"People who game tend to be much more tolerant, pretty skeptical of state power and take a more grass-roots, bottom-up view of the world -- and are certainly more in favor of legalizing marijuana," Welch said Thursday in an interview with The Switch. "It's not that everyone who plays video games is a secret libertarian, but that their list of shared attributes is now mainstream, and it's importantly different than what we've seen traditionally."
"How gaming is making America freer -- and more fun," proclaims the issue's cover under a headline describing the United States as a "video game nation." The cover art, in an homage to Grand Theft Auto V, features a man in a suit playing a video game and pointing an index finger upward while a scantily clad woman stands in a doorway looking outraged. At the man's feet are a bong and a 3-D printed gun.
Asked if some female gamers or readers might find the scene a little off-putting, Welch says his team tried to soften the art to make it appear less "jerkish" and more mainstream but wanted to "stay true to the original." (The original art from the game features a poster of a bikini-wearing babe on the wall and the male character flipping his middle finger.)
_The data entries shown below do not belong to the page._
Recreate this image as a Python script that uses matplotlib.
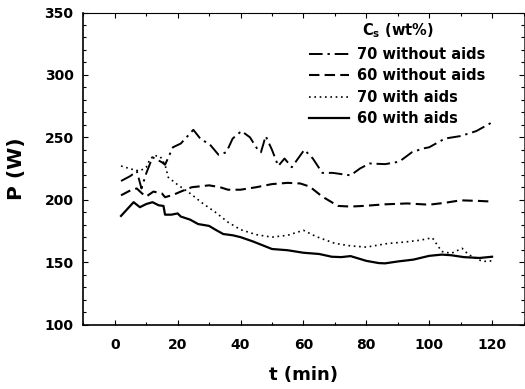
import matplotlib
matplotlib.use("Agg")
import matplotlib.pyplot as plt
from matplotlib.ticker import MultipleLocator

plt.rcParams['font.family'] = ['DejaVu Sans']
plt.rcParams['font.weight'] = 'bold'
plt.rcParams['mathtext.fontset'] = 'dejavusans'
plt.rcParams['mathtext.default'] = 'bf'

# 70 wt% without aids (dash-dot)
t_70_without = [2, 5, 7, 8.5, 10, 12, 15, 16, 18.5, 21, 25, 27.5, 30, 33, 35.5, 37.5, 40.3,
                43, 45.5, 46.5, 48, 50, 52, 54, 56.3, 60.3, 63, 66, 69.3, 75, 78, 81, 86,
                90.5, 94.5, 98, 100, 105, 110, 115, 120]
p_70_without = [215, 219, 223, 209, 221, 234, 230, 228, 242, 245, 256, 248, 245, 236, 238, 249, 255,
                250, 240, 238, 251, 240, 227, 233, 226, 240, 233, 221.5, 221.5, 219.5, 225, 229, 228.5,
                230.5, 238, 241, 242, 249, 251, 255, 262]

# 60 wt% without aids (dashed)
t_60_without = [2, 5, 7, 8.7, 10, 12.3, 15, 16, 18.7, 21, 24.5, 30, 33.5, 36, 40, 45, 50, 55, 59,
                62, 66, 71, 75, 79, 86, 93, 100, 105, 110, 116, 120]
p_60_without = [203.5, 207.5, 209, 205, 202.5, 206.5, 205, 202, 204, 206.5, 210, 211.5, 210, 208, 208,
                210, 212.5, 213.5, 213, 210.5, 202.5, 195, 194.5, 195, 196.3, 197, 196, 197.5, 199.5,
                199, 198.5]

# 70 wt% with aids (dotted)
t_70_with = [2, 6, 8, 10, 11, 12.5, 14.5, 16, 17, 20, 24, 28, 32, 36, 40, 45, 50, 55, 60, 64, 70,
             75, 80, 87, 92, 97, 101, 104, 107, 110.5, 112.5, 117, 120]
p_70_with = [227, 224, 223, 226, 231.5, 235.5, 234.5, 228, 218, 212, 205, 197, 190, 182, 176, 172,
             170, 171.5, 175.5, 170.5, 165, 163, 162, 165, 166, 167.5, 169.5, 158.5, 157, 161, 156,
             150.5, 151]

# 60 wt% with aids (solid)
t_60_with = [2, 6, 8, 10, 12, 14, 15.5, 16, 18, 20, 21, 24, 26.5, 30, 32, 34.5, 37.5, 40, 44, 48,
             50, 55, 60, 65, 69, 72, 75, 80, 84, 86, 90, 95, 100, 104, 107, 111, 116, 120]
p_60_with = [187, 198, 194, 196.5, 198, 195.5, 195, 188, 188, 189, 186.5, 184, 180.5, 179, 176,
             172.5, 171.5, 170, 166.5, 162.5, 160.5, 159.5, 157.5, 156.5, 154.3, 154, 154.8, 151,
             149.2, 149, 150.5, 152, 155, 156, 155.5, 154, 153.3, 154.3]

labels = ['70 without aids', '60 without aids', '70 with aids', '60 with aids']

fig = plt.figure(figsize=(5.25, 3.89), dpi=100)
ax = fig.add_axes([83.3/525, 1 - 324.5/389, (523.5 - 83.3)/525, (324.5 - 12.5)/389])

ax.plot(t_70_without, p_70_without, color='black', lw=1.4, linestyle=(0, (7, 2.5, 1.2, 2.5)), label=labels[0])
ax.plot(t_60_without, p_60_without, color='black', lw=1.5, linestyle=(0, (5, 2.5)), label=labels[1])
ax.plot(t_70_with, p_70_with, color='black', lw=1.2, linestyle=(0, (1, 2.2)), label=labels[2])
ax.plot(t_60_with, p_60_with, color='black', lw=1.6, linestyle='-', label=labels[3])

ax.set_xlim(-10, 130)
ax.set_ylim(100, 350)
ax.xaxis.set_major_locator(MultipleLocator(20))
ax.xaxis.set_minor_locator(MultipleLocator(10))
ax.yaxis.set_major_locator(MultipleLocator(50))
ax.yaxis.set_minor_locator(MultipleLocator(10))
ax.tick_params(which='both', direction='in', top=True, right=True, width=0.8)
ax.tick_params(which='major', length=3.5)
ax.tick_params(which='minor', length=2)
ax.tick_params(axis='x', which='major', pad=10, labelsize=10)
ax.tick_params(axis='y', which='major', pad=7, labelsize=10)
for lab in ax.get_xticklabels() + ax.get_yticklabels():
    lab.set_fontweight('bold')

for side in ['left', 'bottom']:
    ax.spines[side].set_linewidth(1.2)
ax.spines['top'].set_linewidth(0.8)
ax.spines['right'].set_linewidth(0.5)

ax.set_xlabel('t (min)', fontsize=13, fontweight='bold', labelpad=10)
ax.set_ylabel('P (W)', fontsize=14.5, fontweight='bold', labelpad=13)

leg = ax.legend(title=r'C$_\mathbf{s}$ (wt%)', frameon=False, loc='upper left',
                bbox_to_anchor=(0.5, 0.99), fontsize=10.5, title_fontsize=10.5,
                handlelength=2.7, handletextpad=0.6, labelspacing=0.45, borderaxespad=0)
leg.get_title().set_fontweight('bold')
for txt in leg.get_texts():
    txt.set_fontweight('bold')

fig.savefig('out.png', dpi=100)
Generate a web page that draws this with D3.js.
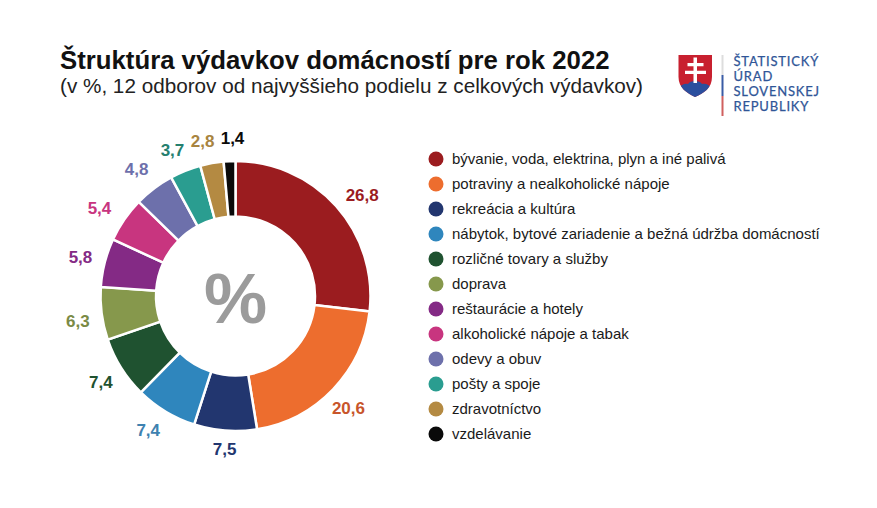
<!DOCTYPE html>
<html>
<head>
<meta charset="utf-8">
<script src="https://cdn.jsdelivr.net/npm/d3@7"></script>
<style>
  html, body { margin: 0; padding: 0; background: #fff; }
  svg { display: block; font-family: "Liberation Sans", Arial, sans-serif; }
</style>
</head>
<body>
<svg id="chart" width="877" height="508"></svg>
<script>
// Data
const categories = [
  'bývanie, voda, elektrina, plyn a iné palivá',
  'potraviny a nealkoholické nápoje',
  'rekreácia a kultúra',
  'nábytok, bytové zariadenie a bežná údržba domácností',
  'rozličné tovary a služby',
  'doprava',
  'reštaurácie a hotely',
  'alkoholické nápoje a tabak',
  'odevy a obuv',
  'pošty a spoje',
  'zdravotníctvo',
  'vzdelávanie'
];
const values = [26.8, 20.6, 7.5, 7.4, 7.4, 6.3, 5.8, 5.4, 4.8, 3.7, 2.8, 1.4];
const colors = ['#9b1c1f', '#ed6d2e', '#22366f', '#2f86bd', '#1f5230', '#86984c',
  '#842a85', '#c8357f', '#6d70ab', '#2a9d90', '#b48a42', '#0a0a0a'];
const labelColors = ['#9b1c1f', '#c8552b', '#22366f', '#3f82b0', '#1f5230', '#7a8a45',
  '#842a85', '#c8357f', '#6d70ab', '#25806f', '#a88440', '#0a0a0a'];

// hand placed labels in the original, nudge them off the ring radius
const labelDx = [8, -2, 1, -5, 0, 0, -1, -5, -3, -4, -5, 4];
const labelDy = [5, 3, -5, -2, 2, 5, 1, 3, 0, 2, 2, 1];

const svg = d3.select('#chart');
const fmt = d => String(d).replace('.', ',');

// Title
svg.append('text').attr('x', 60).attr('y', 69)
  .attr('font-size', 25.75).attr('font-weight', 700).attr('fill', '#111')
  .text('Štruktúra výdavkov domácností pre rok 2022');
svg.append('text').attr('x', 60).attr('y', 92.5)
  .attr('font-size', 20.7).attr('fill', '#222')
  .text('(v %, 12 odborov od najvyššieho podielu z celkových výdavkov)');

// Donut
const cx = 235.5, cy = 296;
const pie = d3.pie().sort(null).value(d => d);
const arc = d3.arc().innerRadius(79.5).outerRadius(135);
const labelArc = d3.arc().innerRadius(159).outerRadius(159);
const g = svg.append('g').attr('transform', `translate(${cx},${cy})`);

g.selectAll('path.slice')
  .data(pie(values))
  .enter()
  .append('path')
  .attr('class', 'slice')
  .attr('d', arc)
  .attr('fill', (d, i) => colors[i])
  .attr('stroke', '#fff')
  .attr('stroke-width', 2.5);

g.selectAll('text.value')
  .data(pie(values))
  .enter()
  .append('text')
  .attr('class', 'value')
  .attr('x', (d, i) => labelArc.centroid(d)[0] + labelDx[i])
  .attr('y', (d, i) => labelArc.centroid(d)[1] + labelDy[i])
  .attr('text-anchor', 'middle')
  .attr('dominant-baseline', 'central')
  .attr('font-size', 17)
  .attr('font-weight', 700)
  .attr('fill', (d, i) => labelColors[i])
  .text(d => fmt(d.data));

g.append('text')
  .attr('text-anchor', 'middle')
  .attr('y', 27)
  .attr('font-size', 71)
  .attr('font-weight', 700)
  .attr('fill', '#9b9b9b')
  .text('%');

// Legend
const legendY = d3.scalePoint().domain(categories).range([159, 434]);
const legend = svg.selectAll('g.legend')
  .data(categories)
  .enter()
  .append('g')
  .attr('class', 'legend')
  .attr('transform', d => `translate(436,${legendY(d)})`);
legend.append('circle').attr('r', 7.5).attr('fill', (d, i) => colors[i]);
legend.append('text')
  .attr('x', 16)
  .attr('y', -1)
  .attr('dominant-baseline', 'central')
  .attr('font-size', 15)
  .attr('fill', '#1a1a1a')
  .text(d => d);

// Logo
const shield = 'M678.5 55H712V77C712 88 704 93 695 97C687 93 678.5 88 678.5 77Z';
const logo = svg.append('g');
logo.append('path').attr('d', shield).attr('fill', '#c8202f');
logo.append('clipPath').attr('id', 'shield').append('path').attr('d', shield);
logo.append('path')
  .attr('d', 'M678 88C682 85 684 83 688 84C690 80 700 80 702 84C706 83 709 85 712 88V98H678Z')
  .attr('fill', '#2b4f9e')
  .attr('clip-path', 'url(#shield)');
logo.append('path')
  .attr('d', 'M693.5 57.5h3.5v5.5h6.5v3.2h-6.5v4.6h9v3.2h-9v9h-3.5v-9h-8.5v-3.2h8.5v-4.6h-6v-3.2h6z')
  .attr('fill', '#fff');
logo.append('rect').attr('x', 721.5).attr('y', 55).attr('width', 2).attr('height', 20).attr('fill', '#dddddd');
logo.append('rect').attr('x', 721.5).attr('y', 75).attr('width', 2).attr('height', 21).attr('fill', '#3a5ca5');
logo.append('rect').attr('x', 721.5).attr('y', 96).attr('width', 2).attr('height', 20).attr('fill', '#d0605f');

const logoLines = ['ŠTATISTICKÝ', 'ÚRAD', 'SLOVENSKEJ', 'REPUBLIKY'];
logo.selectAll('text')
  .data(logoLines)
  .enter()
  .append('text')
  .attr('x', 733.5)
  .attr('y', (d, i) => 65.5 + i * 15.2)
  .attr('font-family', 'Lato, sans-serif')
  .attr('font-size', 13)
  .attr('letter-spacing', 0.8)
  .attr('fill', '#2f5597')
  .attr('stroke', '#2f5597')
  .attr('stroke-width', 0.25)
  .text(d => d);
</script>
</body>
</html>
Welch, 45, says his own last sustained period of video gaming was a stint with Civilization II in the 1990s but that the magazine has "a lot of gamers on staff." And since the domestic video game industry has surpassed Hollywood as a moneymaker, Welch says, there's no question about its cultural value.
"It has all kinds of broader significance that's very surprising to me -- the gaming universe, especially all these multiplayer games, which are actually the best economic experiment you can ever devise because you can measure everything," Welch says. "It's sort of a bizarre but logical thing."
Among the gaming-themed articles in the issues are a piece on Valve's in-house economist Yanis Varoufakis and one on the economy of the space-themed, online, multiplayer game EVE Online.
There's also a feature on Rep. Jared Polis (D-Colo.), a prominent gamer in Congress. Welch describes Polis as "probably the most libertarian dude in the house," right up there with some Republicans and potentially among a new breed of libertarians who defy the traditional right versus left mold.
Welch also sees gaming as an art form -- the subject of an article by Reason.com editor in chief Nick Gillespie -- and one that allows individuals to grow by gaining new experiences and discovering different ways to express themselves.
"Even in Civ, you're creating identities where you decide if you're going to be an asshole dictator or not," Welch said. "And when you are able to go out there and experiment generally with identity, you're more invested in having the latitude to do that, and it makes you more tolerant."
The gaming issue is part of a larger strategy of themed issues for the print magazine, Welch says. The magazine did a surveillance-focused issue last year, as well as one on criminal justice.